The obituary for Janet published in The Athenaeum, on 5 February 1870, just ten days after her death, concluded in saying, ‘Perhaps some surviving relative or friend may be able to throw light on the life and labours of one who was as extraordinary from her acquirements of knowledge as from her social reticence.’ Her biography, Mistress of Science, written by the author some 146 years later, does just that. Janet was my great-great-great-great aunt.

Further reading

Alger, Ken R., 1982. Mrs Janet Taylor – Authoress and Instructress in Navigation and Nautical Astronomy. Fawcett Library Papers No. 6, LLRS Publications.

Croucher, John, 2019. Women of Science: 100 inspirational stories. Stroud:  Amberley Publishing.  

Croucher, Rosalind & Croucher, John, 2018.  Compasses and sinking ships: Mrs Janet Taylor’s contribution in the compass adjusting controversy of mid-nineteenth-century England.  International Journal of Maritime History, 30 (2), 234–251.

Croucher, John, 2017. Mrs Janet Taylor – a fascinating chapter in my family’s history.  The Manchester Genealogist, 53 (2), 179-182.

Croucher, John, & Croucher, Rosalind, 2017. Mrs Janet Taylor – Mistress of Science.  The Log (208), 73-76.

Croucher, John, & Croucher, Rosalind, 2016. ‘Mistress of Science: the remarkable Janet Taylor.
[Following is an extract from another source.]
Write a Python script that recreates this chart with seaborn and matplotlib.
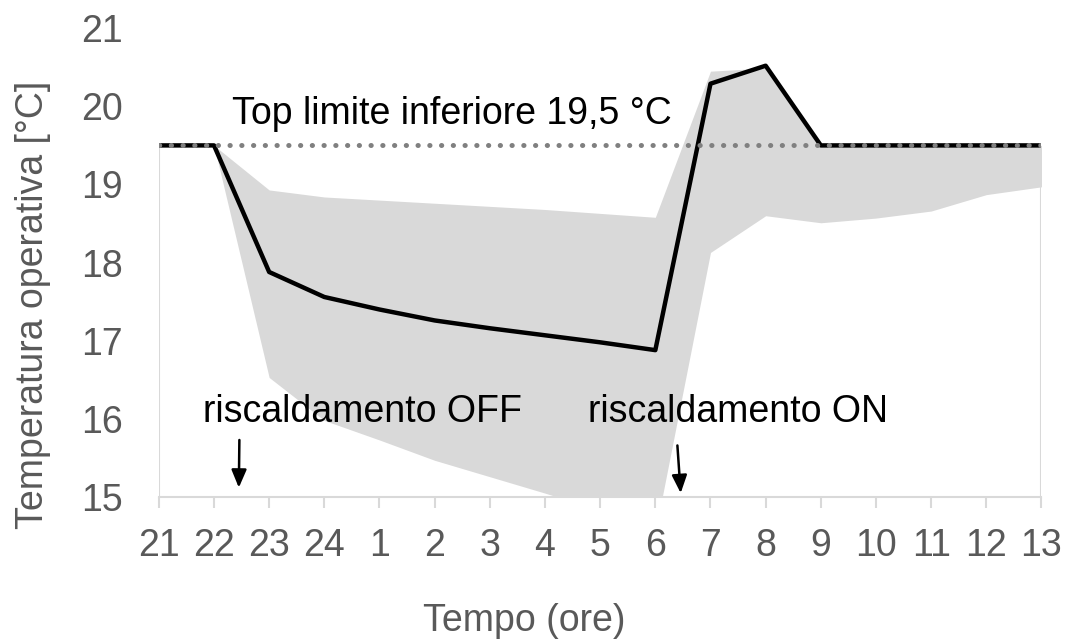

Stroud:  Amberley Publishing.   

Croucher, John, & Croucher, Rosalind, 2012.  Mrs Janet Taylor and the Civil List pension claim to recognition by her country. Women’s History Review, 21 (2), 253-280.

Taylor, Janet, 1855. Handbook to the Local Marine Board Examinations for Officers of the British Mercantile Marine Board

Taylor, Janet, 1846. Planisphere  of the Fixed Stars with Book of Directions.

Taylor, Janet, 1842. An Epitome of Navigation and Nautical Astronomy.

Taylor, Janet, 1833. Luni-Solar and Horary Tables, 1st edition

Connection to Bloomsbury

When first married, Janet Taylor took up residence at 6 East Street Red Lion Square, near Oxford Street, in Bloomsbury, London. It was from there, at age 29, that she lodged an application for a British patent for her ‘Mariner’s Calculator’, the only woman to be awarded such a patent in the 235-year period between 1617 and 1852.